You usually get real money only when you can sell: an IPO, an acquisition, or a company-approved secondary sale. Until then, you may be “rich on paper” and cash-poor in practice.
Dilution happens when the company issues new shares (to raise money, hire employees, create an option pool, or do acquisitions).
Your share count may stay the same, but your percentage drops because total shares outstanding increase. Dilution can still be a great outcome if the financing materially increases the company’s value.
An option pool is a reserved bucket of equity for future (and sometimes current) employees.
It often dilutes existing holders immediately—sometimes even before a new investment closes—because investors commonly require the pool to be created “pre-money.” That shifts more dilution onto founders and early shareholders.

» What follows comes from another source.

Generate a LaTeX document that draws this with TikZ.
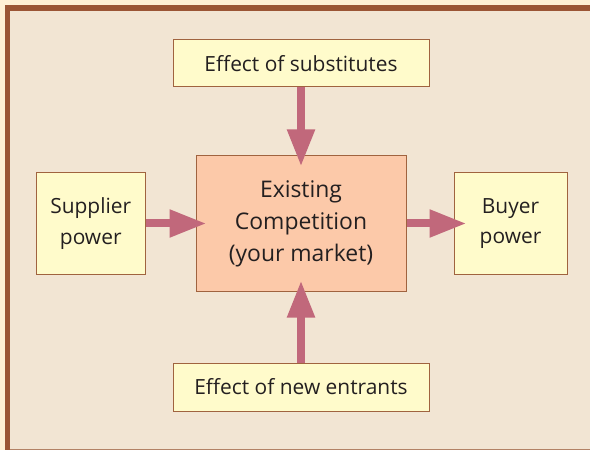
\documentclass[tikz,border=0pt]{standalone}
\usepackage{fontspec}
\setmainfont{Open Sans}
\usetikzlibrary{arrows.meta}
\definecolor{margincream}{HTML}{FFEFD5}
\definecolor{frame}{HTML}{9B5535}
\definecolor{panel}{HTML}{F2E5D3}
\definecolor{boxline}{HTML}{A0633F}
\definecolor{paleyellow}{HTML}{FFFBCB}
\definecolor{peach}{HTML}{FCC9A9}
\definecolor{mauve}{HTML}{C1687B}
\definecolor{ink}{HTML}{231F20}
\tikzset{
  px/.style={x=1bp,y=-1bp},
  force/.style={draw=boxline,line width=1bp,fill=paleyellow,text=ink,
    align=center,inner sep=0pt,font=\fontsize{21}{31}\selectfont},
  core/.style={force,fill=peach,font=\fontsize{23}{32}\selectfont},
  push/.style={draw=mauve,line width=8bp,
    -{Triangle[width=26bp,length=37bp]},shorten >=-11bp}
}
\begin{document}
\begin{tikzpicture}[px]
  % page margin, frame and panel
  \fill[margincream] (0,0) rectangle (590,450);
  \fill[frame] (5,5) rectangle (590,450);
  \fill[panel] (10,11) rectangle (590,450);
  \fill[boxline!80] (10,449) rectangle (590,450);

  % the five forces
  \node[force,minimum width=256bp,minimum height=47bp] (subs) at (301,63.5) {Effect of substitutes};
  \node[force,minimum width=256bp,minimum height=48bp] (entr) at (301,387) {Effect of new entrants};
  \node[force,minimum width=109.5bp,minimum height=101bp] (supp) at (90.75,223.5) {Supplier\\power};
  \node[force,minimum width=113bp,minimum height=101bp] (buyr) at (510.5,223.5) {Buyer\\power};
  \node[core,minimum width=210bp,minimum height=135bp] (comp) at (301,223.5) {Existing\\Competition\\(your market)};

  % pressure on the existing competition
  \draw[push] (subs.south) -- (comp.north);
  \draw[push] (entr.north) -- (comp.south);
  \draw[push] (supp.east) -- (comp.west);
  \draw[push,shorten >=-13bp] (comp.east) -- (buyr.west);
\end{tikzpicture}
\end{document}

Ownership is your economic claim (how much you get if there’s an exit).
Control comes from voting rights, board seats, and investor protective provisions. You can own meaningful common stock and still have limited say if the board, preferred holders, or super-voting shares control key decisions.
Common stock (typically founders/employees) usually sits behind investors in payouts.
Preferred stock (typically investors) can include:
These terms can change who gets paid, when, and how much—especially in modest exits.
Vesting ties equity to continued contribution over time (commonly 4 years with a 1-year cliff).
It reduces founder conflict by preventing someone who leaves early from keeping a full allocation, and it makes the cap table look more “investable” because ownership better matches ongoing involvement.
Key risks include failure to reach product–market fit, competition, regulation, reputational shocks, and market downturns that delay IPOs or kill acquisition offers.
Also, early equity is usually concentrated and illiquid—your net worth can depend on one company and one timing window. Planning for uncertainty matters as much as hoping for upside.